In Defense of the Handout

John Norris explores whether conditional cash transfers are really the silver bullet to raising countries out of poverty.

The International Monetary Fund (IMF) just issued a major report warning that rising levels of income inequality are threatening to undermine global economic growth. In places like the United States and South Africa, the top 1 percent of earners continue to disproportionately expand their wealth, as Latin America and sub-Saharan Africa remain the most unequal regions in the world. Prominent among the handful of steps advocated by the IMF to more efficiently redistribute income and wealth is a plan that is sure to raise some eyebrows: giving cash directly to the poor.

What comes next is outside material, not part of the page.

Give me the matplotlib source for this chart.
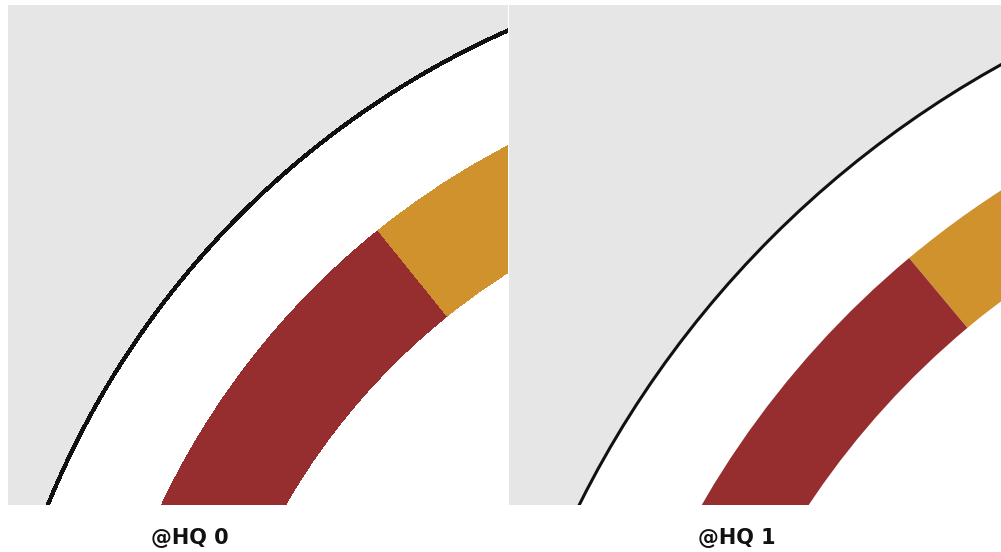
import matplotlib
matplotlib.use('Agg')
import matplotlib.pyplot as plt
from matplotlib.patches import Circle

# ring shares, counter-clockwise from the top (only the first two are in view)
shares = [10.8, 35.0, 54.2]
slice_colors = ['#CF922D', '#962E30', '#5B7DB1']
labels = ['@HQ 0', '@HQ 1']

W, H = 1001, 552

# per-panel layout in pixels: the view is a close-up on the ring edge
panels = [
    dict(rect=(8, 5, 500, 500), center=(860, -335), r_line=886, r_out=782,
         r_in=672, start=90, aa=False, label_x=190),
    dict(rect=(509, 5, 492, 500), center=(990, -459), r_line=1028, r_out=920,
         r_in=829, start=91, aa=True, label_x=737),
]

fig = plt.figure(figsize=(W / 100, H / 100), dpi=100)

for p, label in zip(panels, labels):
    x0, y0, w, h = p['rect']
    ax = fig.add_axes([x0 / W, (H - y0 - h) / H, w / W, h / H])
    ax.set_facecolor('#e6e6e6')

    # white disc with the black outline
    ax.add_patch(Circle(p['center'], p['r_line'], facecolor='white',
                        edgecolor='#111111', linewidth=2.2,
                        antialiased=p['aa'], clip_on=True))

    wedges, _ = ax.pie(shares, colors=slice_colors, radius=p['r_out'],
                       center=p['center'], startangle=p['start'],
                       counterclock=True, frame=True,
                       wedgeprops=dict(width=p['r_out'] - p['r_in'],
                                       linewidth=0, antialiased=p['aa']))
    for wd in wedges:
        wd.set_clip_on(True)
        wd.set_clip_path(ax.patch)

    ax.set_aspect('auto')
    ax.set_xlim(0, w)
    ax.set_ylim(0, h)
    ax.set_xticks([])
    ax.set_yticks([])
    for s in ax.spines.values():
        s.set_visible(False)

    fig.text(p['label_x'] / W, 14 / H, label, ha='center', va='center',
             fontsize=15, fontweight='bold', color='#111111')

fig.savefig('out.png', dpi=100)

While using what economists and development experts call “conditional cash transfers” to combat poverty and reduce inequality has gained enormous momentum over the last decade (and a huge degree of hype in places like Kenya and Uganda), it still strikes many casual observers as profoundly counterintuitive — particularly coming from traditionalist institutions like the IMF and the World Bank. After all, doesn’t the idea of simply just giving money to the poor run directly in contrast with the old axiom about teaching a man to fish? (This, after all, has been the guiding rule of engagement under which the IMF and most aid agencies have operated.)

The above excerpt was originally published in Foreign Policy. Click here to view the full article.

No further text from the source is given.